There was little to celebrate during the second quarter of the local real estate market in 2020. But this year has been a different story. Sales for the past quarter in Crozet were up 50% over the same time last year, and for the year, sales are 67% ahead of 2020.

This quarterly sales increase was evidenced in Albemarle County as a whole, where sales rose 35% (as shown on the county sales chart provided courtesy of Nest Realty). There were a total of 141 sales in Crozet during the quarter, two of which were more than $1m (these will be excluded for statistical purposes). New construction sales rose 34% during the quarter to 51 total sales. Sales of pre-existing homes exploded 76% over the same period in 2020, in large part due to the lack of re-sale inventory in the early part of the Covid pandemic last year. There were 14 land sales during the quarter. This is triple the amount of land sold at the same time last year, and highlights the rush for buildable land in the area. In fact, four of these sales were in Handley Farm Estates, where a dozen or so properties have been for sale for the better part of a decade. There were no distressed sales in the quarter, a figure that hopefully will stay at zero but could change due to CARES Act foreclosure and mortgage forbearance programs currently ending 7/31 and 9/30 respectively.

The average price for a detached home in the quarter actually fell 2% to $516,000. But the average size of these homes dropped over 11%. There were 27 new construction properties sold in the quarter, with the Westlake and Old Trail neighborhoods tied at nine sales each. The average new home price was $610,000, down 6% from the same time last year, but the size of these homes dropped 11%. The actual cost of construction was up 4% to $216 per sqft. This figure could be higher in the third quarter but should soon level off and perhaps start to slip as construction suppliers catch up with demand. There were 50% more sales of pre-existing homes during the quarter, reflecting the fact that home owners were not inclined to list their properties at the same time last year. These homes sold for an average of $489,000, 10% higher than the same time last year. And gosh they sold fast, selling in a median of five days, compared with 38 days in 2020.

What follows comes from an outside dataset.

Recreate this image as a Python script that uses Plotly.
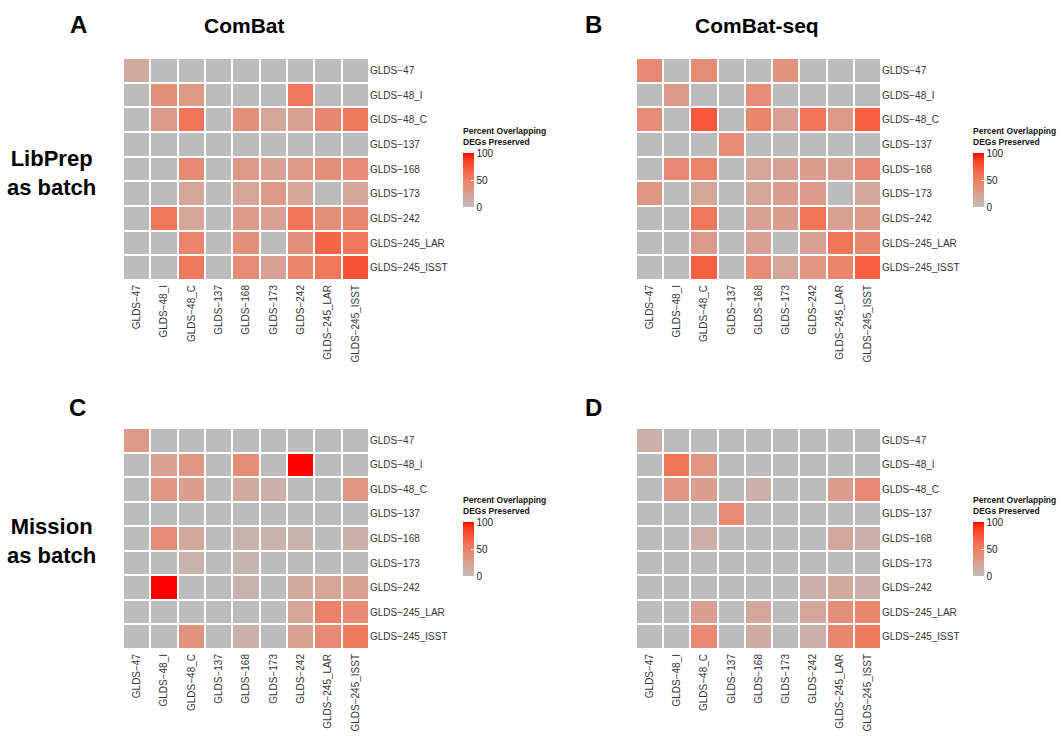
import plotly.graph_objects as go

datasets = ["GLDS-47", "GLDS-48_I", "GLDS-48_C", "GLDS-137", "GLDS-168",
            "GLDS-173", "GLDS-242", "GLDS-245_LAR", "GLDS-245_ISST"]
tick_labels = [d.replace("-", "\u2212") for d in datasets]

# Percent overlapping DEGs preserved (rows = y, top to bottom; cols = x, left to right)
combat_libprep = [
    [17, 0, 0, 0, 0, 0, 0, 0, 0],
    [0, 37, 30, 0, 0, 0, 55, 0, 0],
    [0, 28, 57, 0, 37, 20, 23, 43, 53],
    [0, 0, 0, 0, 0, 0, 0, 0, 0],
    [0, 0, 41, 0, 30, 23, 30, 37, 39],
    [0, 0, 20, 0, 20, 30, 20, 0, 20],
    [0, 55, 20, 0, 28, 23, 57, 37, 44],
    [0, 0, 46, 0, 37, 0, 37, 67, 55],
    [0, 0, 53, 0, 40, 23, 46, 55, 78],
]
combatseq_libprep = [
    [41, 0, 39, 0, 0, 35, 0, 0, 0],
    [0, 28, 0, 0, 40, 0, 0, 0, 0],
    [39, 0, 74, 0, 46, 23, 57, 29, 70],
    [0, 0, 0, 40, 0, 0, 0, 0, 0],
    [0, 41, 46, 0, 20, 23, 25, 23, 41],
    [32, 0, 20, 0, 20, 26, 28, 0, 18],
    [0, 0, 55, 0, 23, 26, 57, 23, 28],
    [0, 0, 28, 0, 23, 0, 23, 57, 44],
    [0, 0, 70, 0, 40, 20, 32, 46, 70],
]
combat_mission = [
    [30, 0, 0, 0, 0, 0, 0, 0, 0],
    [0, 23, 32, 0, 39, 0, 100, 0, 0],
    [0, 32, 26, 0, 17, 11, 0, 0, 32],
    [0, 0, 0, 0, 0, 0, 0, 0, 0],
    [0, 39, 17, 0, 9, 9, 9, 0, 11],
    [0, 0, 9, 0, 7, 0, 0, 0, 0],
    [0, 100, 0, 0, 9, 0, 17, 20, 23],
    [0, 0, 0, 0, 0, 0, 20, 48, 41],
    [0, 0, 35, 0, 11, 0, 23, 41, 53],
]
combatseq_mission = [
    [11, 0, 0, 0, 0, 0, 0, 0, 0],
    [0, 57, 32, 0, 0, 0, 0, 0, 0],
    [0, 32, 26, 0, 11, 0, 0, 26, 41],
    [0, 0, 0, 40, 0, 0, 0, 0, 0],
    [0, 0, 11, 0, 0, 0, 0, 18, 11],
    [0, 0, 0, 0, 0, 0, 0, 0, 0],
    [0, 0, 0, 0, 0, 0, 11, 17, 11],
    [0, 0, 26, 0, 18, 0, 18, 37, 44],
    [0, 0, 41, 0, 14, 0, 11, 44, 53],
]
colorbar_title = "Percent Overlapping<br>DEGs Preserved"

W, H = 1064, 736


# ---- grey -> red gradient interpolated in CIELAB (like ggplot2) ----
def _lin(c):
    c = c / 255
    return c / 12.92 if c <= 0.04045 else ((c + 0.055) / 1.055) ** 2.4


def _gam(c):
    c = 12.92 * c if c <= 0.0031308 else 1.055 * c ** (1 / 2.4) - 0.055
    return max(0, min(255, round(c * 255)))


Xn, Yn, Zn = 0.95047, 1.0, 1.08883


def to_lab(rgb):
    r, g, b = [_lin(v) for v in rgb]
    X = 0.4124 * r + 0.3576 * g + 0.1805 * b
    Y = 0.2126 * r + 0.7152 * g + 0.0722 * b
    Z = 0.0193 * r + 0.1192 * g + 0.9505 * b

    def f(t):
        return t ** (1 / 3) if t > 216 / 24389 else (24389 / 27 * t + 16) / 116
    fx, fy, fz = f(X / Xn), f(Y / Yn), f(Z / Zn)
    return 116 * fy - 16, 500 * (fx - fy), 200 * (fy - fz)


def from_lab(lab):
    L, a, b = lab
    fy = (L + 16) / 116
    fx = fy + a / 500
    fz = fy - b / 200

    def fi(t):
        return t ** 3 if t ** 3 > 216 / 24389 else (116 * t - 16) / (24389 / 27)
    X, Y, Z = fi(fx) * Xn, fi(fy) * Yn, fi(fz) * Zn
    r = 3.2406 * X - 1.5372 * Y - 0.4986 * Z
    g = -0.9689 * X + 1.8758 * Y + 0.0415 * Z
    bb = 0.0557 * X - 0.2040 * Y + 1.0570 * Z
    return _gam(r), _gam(g), _gam(bb)


lo, hi = to_lab((188, 188, 188)), to_lab((255, 0, 0))
colorscale = []
n = 20
for i in range(n + 1):
    t = i / n
    lab = tuple(lo[k] + (hi[k] - lo[k]) * t for k in range(3))
    r, g, b = from_lab(lab)
    colorscale.append([t, f"rgb({r},{g},{b})"])

FONT = "Liberation Sans, Arial, Helvetica, sans-serif"

# grid x-range, grid y-range, colorbar left, colorbar bar top (pixels)
panels = [
    (combat_libprep, (123, 369), (58, 280), 463, 153),
    (combatseq_libprep, (636, 881), (58, 280), 973, 153),
    (combat_mission, (123, 369), (428, 649), 463, 522),
    (combatseq_mission, (636, 881), (428, 649), 973, 522),
]

fig = go.Figure()
layout = {}
cb_annots = []
for i, (z, (x0, x1), (y0, y1), cbx, cbtop) in enumerate(panels, start=1):
    xa = "x" if i == 1 else f"x{i}"
    ya = "y" if i == 1 else f"y{i}"
    fig.add_trace(go.Heatmap(
        z=z, x=datasets, y=datasets, xaxis=xa, yaxis=ya,
        colorscale=colorscale, zmin=0, zmax=100, xgap=2, ygap=2,
        hovertemplate="%{y} vs %{x}: %{z}<extra></extra>",
        colorbar=dict(
            x=cbx / W, xanchor="left", xpad=0, ypad=0,
            y=1 - cbtop / H, yanchor="top",
            lenmode="pixels", len=54, thickness=11, outlinewidth=0,
            tickvals=[0, 50, 100], ticks="inside", ticklen=3, tickcolor="white",
            tickfont=dict(family=FONT, size=10, color="#222"),
        ),
    ))
    cb_annots.append(dict(
        text=f"<b>{colorbar_title}</b>", x=(cbx - 2) / W, y=1 - (cbtop - 4) / H,
        xref="paper", yref="paper", xanchor="left", yanchor="bottom",
        align="left", showarrow=False,
        font=dict(family=FONT, size=8.5, color="#111"),
    ))
    layout[f"xaxis{'' if i == 1 else i}"] = dict(
        domain=[x0 / W, x1 / W], anchor=ya, tickangle=-90,
        tickmode="array", tickvals=datasets, ticktext=tick_labels,
        tickfont=dict(family=FONT, size=10, color="#333"),
        showgrid=False, zeroline=False, showline=False, ticks="",
        ticklabelstandoff=2,
    )
    layout[f"yaxis{'' if i == 1 else i}"] = dict(
        domain=[1 - y1 / H, 1 - y0 / H], anchor=xa, side="right",
        autorange="reversed",
        tickmode="array", tickvals=datasets, ticktext=tick_labels,
        tickfont=dict(family=FONT, size=10, color="#333"),
        showgrid=False, zeroline=False, showline=False, ticks="",
    )

fig.update_layout(**layout)

annots = [
    ("<b>A</b>", 78, 25, 24), ("<b>ComBat</b>", 244, 26, 21),
    ("<b>B</b>", 593, 25, 24), ("<b>ComBat-seq</b>", 757, 26, 21),
    ("<b>C</b>", 77, 407, 24), ("<b>D</b>", 593, 407, 24),
    ("<b>LibPrep<br>as batch</b>", 51, 173, 22),
    ("<b>Mission<br>as batch</b>", 51, 541, 22),
]
fig.update_layout(annotations=[
    dict(text=t, x=x / W, y=1 - y / H, xref="paper", yref="paper",
         xanchor="center", yanchor="middle", showarrow=False,
         font=dict(family=FONT, size=s, color="black"))
    for t, x, y, s in annots
] + cb_annots)

fig.update_layout(
    width=W, height=H, margin=dict(l=0, r=0, t=0, b=0),
    paper_bgcolor="white", plot_bgcolor="white", showlegend=False,
)
fig.write_html(
    "out.html",
    config={"displayModeBar": False},
    post_script="document.body.style.margin='0';document.body.style.padding='0';",
)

There were 42 attached sales in the quarter, up 50% from the same time last year. Twenty-four were for new construction. Of these, 11 were in Pleasant Green, where sales were halted during the second quarter due to sold-out inventory before the next phase opens. The average price for all new constructions homes was down 12% to $437,000, as there were only a few villa-type homes sold in the quarter. These nudge up the average price as they tend to be more expensive, as evidenced by some new proposed listings in Old Trail pushing $900,000. There were 18 resales in the period, the average price being $378,000. On average, these resales sold for within $600 of their asking price, and sold in a median time of only eight days.

The question currently most asked of real estate professionals seems to be, “Are we in a real estate bubble?” The answer is probably not. While we are certainly experiencing an out-of-balance market that favors sellers, this is due in large part to lack of supply. One of the chief economists at Freddie Mac, Sam Khatar, stated, “The main driver of the housing shortfall has been the long-term decline in the construction of single-family homes.” As builders play catch-up and build with higher-priced materials, in large part a result of supply shortages due to Covid, prices are going up. That drives up resale home prices. But this time, unlike during the Great Recession of 2007-2009, risky lending practices have been curbed, homeowners are not over-borrowing, nor are they using their homes as ATMs. So, while current pricing levels may run into headwinds like rising interest rates or discouraged buyers backing off, a bursting bubble with tumbling prices and increased inventory such as we experienced during the Great Recession probably isn’t going to happen.